Saling bersalaman saat berjumpa dan memohon maaf atas segala kesalahan yang terjadi. Kebiasaan berkunjung dan bersalaman ini bisa dijelaskan melalui frase ngaku lepat “mengaku bersalah”. Kata ini menuntun kita menghilangkan rasa benci, tersinggung, dan instropeksi diri agar bisa saling memaafkan antarsesama. Ketupat membimbing manusia pada fase pemahaman paling ultim tentang hakikat manusia.

Kupat menjadi sebuah simbol pertaubatan, merajutkan kembali silaturahmi antar sesama manusia. Kupat sebagai pertaubatan diungkapkan dalam Bulan Tertusuk Lalang (1982), Akan berdosa  membelah ketupat in/ Beras-beras kasih, beras-beras rindu telah bersetubuh dalam rimba sanubari/ Hingga air sungai dari bukit azali akan sampai ke muara ketupat ini, akan bisa dibelah tapi tak dengan pisau dunia//.

Ketupat yang berarti laku papat selalu melekat dengan empat tindakan dalam perayaan lebaran. Lebaran bermakna usai, menandakan berakhirnya waktu puasa. Kata lebar berarti pintu ampunan telah terbuka lebar. Sedangkan jika dihubungkan dengan luberan maka bermakna meluber atau melimpah. Lebaran menjadi sebuah simbol ajaran islam yang peduli terhadap sesama dengan mengeluarkan zakat fitrah dan sedekah di lebaran ini.

Lebaran juga berasal dari leburan yang berarti melebur. Pada momen lebaran, dosa dan kesalahan kita akan melebur habis karena setiap umat Islam dituntut untuk saling memaafkan satu sama lain.Sementara apabila dihubungkan dengan kata laburan, diasosiakandengan labur atau kapur. Kapur adalah zat yang biasa digunakan untuk penjernih air maupun pemutih dinding. Maksudnya, supaya manusia selalu menjaga kesucian lahir dan batin satu sama lain setelah saling memaafkan tersebut

Ketupat akhirnya dibelah dengan penuh ucapan syukur dan penuh kesadaran. Pembelahan ketupat tidak memakai pisau sembarangan. Pisau untuk membelahnya berbeda dengan pisau dunia. Pisau ini khusus dan datangnya tidak dari dunia. Itulah pisau pertaubatan seorang manusia di hari lebaran. Sebuah kualifikasi moral dan kemanusian yang telah mendapatkan penyucian, tidak terukur oleh manusia karena sifatnya ilahiyah.

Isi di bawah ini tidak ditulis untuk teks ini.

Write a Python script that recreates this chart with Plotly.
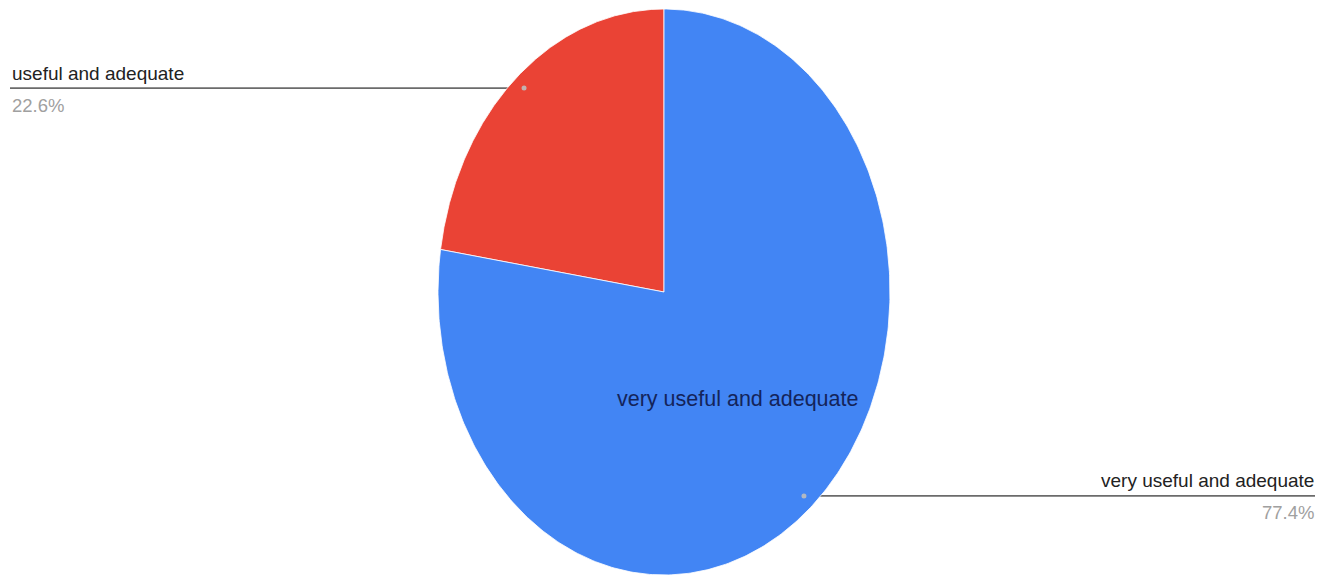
import numpy as np
import plotly.graph_objects as go

# ---- data ----
labels = ["useful and adequate", "very useful and adequate"]
values = [22.6, 77.4]
colors = ["#ea4335", "#4285f4"]

# ---- layout geometry (pixels, the pie is stretched into an ellipse) ----
W, H = 1330, 576
CX, CY = 664, 292
RX, RY = 226, 283

fig = go.Figure()

total = float(sum(values))
fracs = [v / total for v in values]
# angles measured clockwise from 12 o'clock, in degrees
# first slice runs counter-clockwise from the top, second clockwise
slices = [(-360 * fracs[0], 0.0), (0.0, 360 * fracs[1])]


def pt(theta_deg, r):
    t = np.radians(theta_deg)
    return CX + RX * r * np.sin(t), CY - RY * r * np.cos(t)


sides = ["left", "right"]

# leader lines (drawn beneath the pie)
for i, (a, b) in enumerate(slices):
    mid = (a + b) / 2
    dx, dy = pt(mid, 0.95)
    xs = [10, dx] if sides[i] == "left" else [dx, 1315]
    fig.add_trace(go.Scatter(x=xs, y=[dy, dy], mode="lines",
                             line=dict(color="#6b6b6b", width=1.6),
                             hoverinfo="skip", showlegend=False))

# slices
for i, (a, b) in enumerate(slices):
    th = np.linspace(a, b, 400)
    xs, ys = pt(th, 1.0)
    xs = np.concatenate([[CX], xs, [CX]])
    ys = np.concatenate([[CY], ys, [CY]])
    fig.add_trace(go.Scatter(x=xs, y=ys, mode="lines", fill="toself",
                             fillcolor=colors[i],
                             line=dict(color="#ffffff", width=0.8),
                             name=labels[i], hoverinfo="name",
                             showlegend=False))

# dots and outside labels
for i, (a, b) in enumerate(slices):
    mid = (a + b) / 2
    dx, dy = pt(mid, 0.95)
    fig.add_trace(go.Scatter(x=[dx], y=[dy], mode="markers",
                             marker=dict(color="rgba(190,190,190,0.9)", size=5),
                             hoverinfo="skip", showlegend=False))
    pct = f"{values[i] / total * 100:.1f}%"
    if sides[i] == "left":
        xa, xanchor = 10, "left"
    else:
        xa, xanchor = 1316, "right"
    fig.add_annotation(x=xa, y=dy - 15, text=labels[i], showarrow=False,
                       xanchor=xanchor, yanchor="middle",
                       font=dict(family="Liberation Sans, Arial", size=19, color="#222222"))
    fig.add_annotation(x=xa, y=dy + 17, text=pct, showarrow=False,
                       xanchor=xanchor, yanchor="middle",
                       font=dict(family="Liberation Sans, Arial", size=18.5, color="#a0a0a0"))

# inside label on the large slice
a, b = slices[1]
lx, ly = pt((a + b) / 2, 0.5)
fig.add_annotation(x=lx, y=ly, text=labels[1], showarrow=False,
                   xanchor="center", yanchor="middle",
                   font=dict(family="Liberation Sans, Arial", size=21.5, color="#14245a"))

fig.update_layout(
    width=W, height=H,
    margin=dict(l=0, r=0, t=0, b=0),
    paper_bgcolor="white", plot_bgcolor="white",
    showlegend=False,
    xaxis=dict(range=[0, W], visible=False, fixedrange=True),
    yaxis=dict(range=[H, 0], visible=False, fixedrange=True),
)

fig.write_html("out.html",
               config={"displayModeBar": False},
               post_script="document.body.style.margin='0px';document.body.style.overflow='hidden';")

Pertaubatan sendiri bermula dari adanya sebuah pengakuan kesalahan. Selain itu juga terdapat unsur untuk minta maaf dan menyesali perbuatan yang telah dilakukan serta berusaha untuk tidak mengulangi kesalahannya kembali. Kupat pun hadir untuk merajut kembali tali silaturahmi sesama manusia.

Di setiap lebaran, tali silaturahmi kembali dirajut bak anyaman daun kelapa sebagai pembungkus kupat. Bagian-bagian yang masih longgar dikuatkan agar menjadi rapat, sehingga  beras yang dimasukkan tidak keluar. Hubungan antartetangga dan kerabat yang agak longgar, di hari lebaran kembali disambung. Satu sama lain saling menyambung dan bertandang ke rumah untuk menyambung rasa. Limpahan rahmat pun berkumpul dan menyatu di dalamnya.

Pemaknaan ketupat menjadikannya sebagai budaya yang luar biasa dan tak tergantikan. Memang ada gambar ketupat di email, mms, bbm maupun aneka jejaring sosial lainnya.  Akan tetapi, menyantap ketupat tidak bisa secara virtual. Ketupat mengundang kita untuk hadir dan bertatap muka saling bercerita.  Ketupat menghantarkan manusia untuk saling memaafkan, mengakui sebagai manusia yang tak luput dari kesalahan dan senantiasa untuk merekatkan silaturahmi dalam kehidupan.